Si les revenus des stars de ce type de réseau restent l’objet de beaucoup de fantasmes, c’est que ces métiers de youtubeur et de streamers n’ont pas été reconnus pendant longtemps. Difficile, pour le grand public de concevoir que des vidéos publiées sur Internet puissent constituer un gagne-pain. Passé sur le plateau de Salut les Terriens, en 2017, le jeune vidéaste Squeezie avait été taclé par Laurent Baffie : «On en a vu des branleurs ici, mais lui… il est magnifique.»

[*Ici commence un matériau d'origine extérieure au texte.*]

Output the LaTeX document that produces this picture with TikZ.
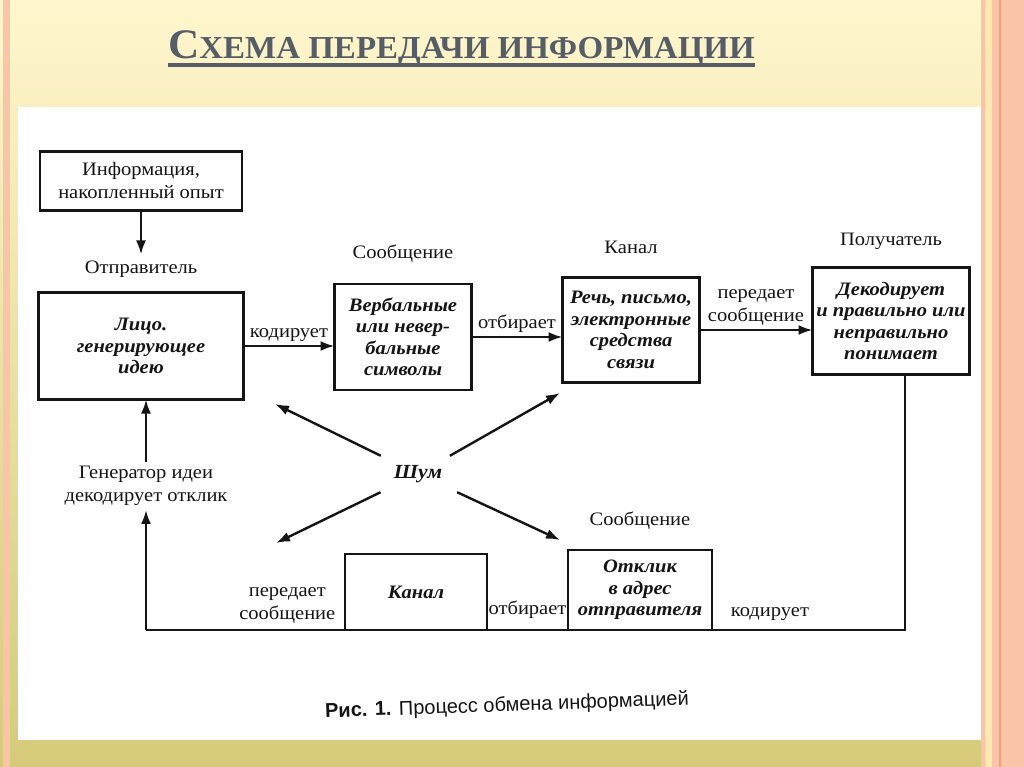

Le questionnement sur la légitimité des revenus de ces créateurs s’est longtemps accompagné d’un mépris sur leur statut : «Youtubeur, c’est un vrai métier ?» Oui c’en est un. Celui de streamer aussi. Et seule une poignée de boomers rechigneront à le reconnaître. Avec ses gros chiffres, le leak de Twitch nous donne enfin un aperçu des profits engendrés. Mais cette révélation forcée devrait inciter les acteurs de ces réseaux à une transparence totale.
D’abord, parce qu’entretenir le flou revient à invisibiliser certaines inégalités. Selon le site Numerama, seules trois femmes figurent dans le top 100 des streamers les mieux payés… Il revient, aussi, à favoriser une autre dérive : celle de l’évasion fiscale. Locklear, David Lafarge, Teufeurs… Tous ces streamers célèbres vivent à… Malte. Pour la beauté de l’île, disent-ils. Mais aussi, accusent certains utilisateurs de Twitch, pour sa politique fiscale avantageuse. Alors que les salaires réels des dirigeants restent opaques dans l’économie IRL, les twitcheurs ont une nouvelle fois l’occasion de prendre de l’avance en profitant de ces fuites pour afficher fièrement leurs revenus. Et ce faisant, à parachever la reconnaissance due à leur métier.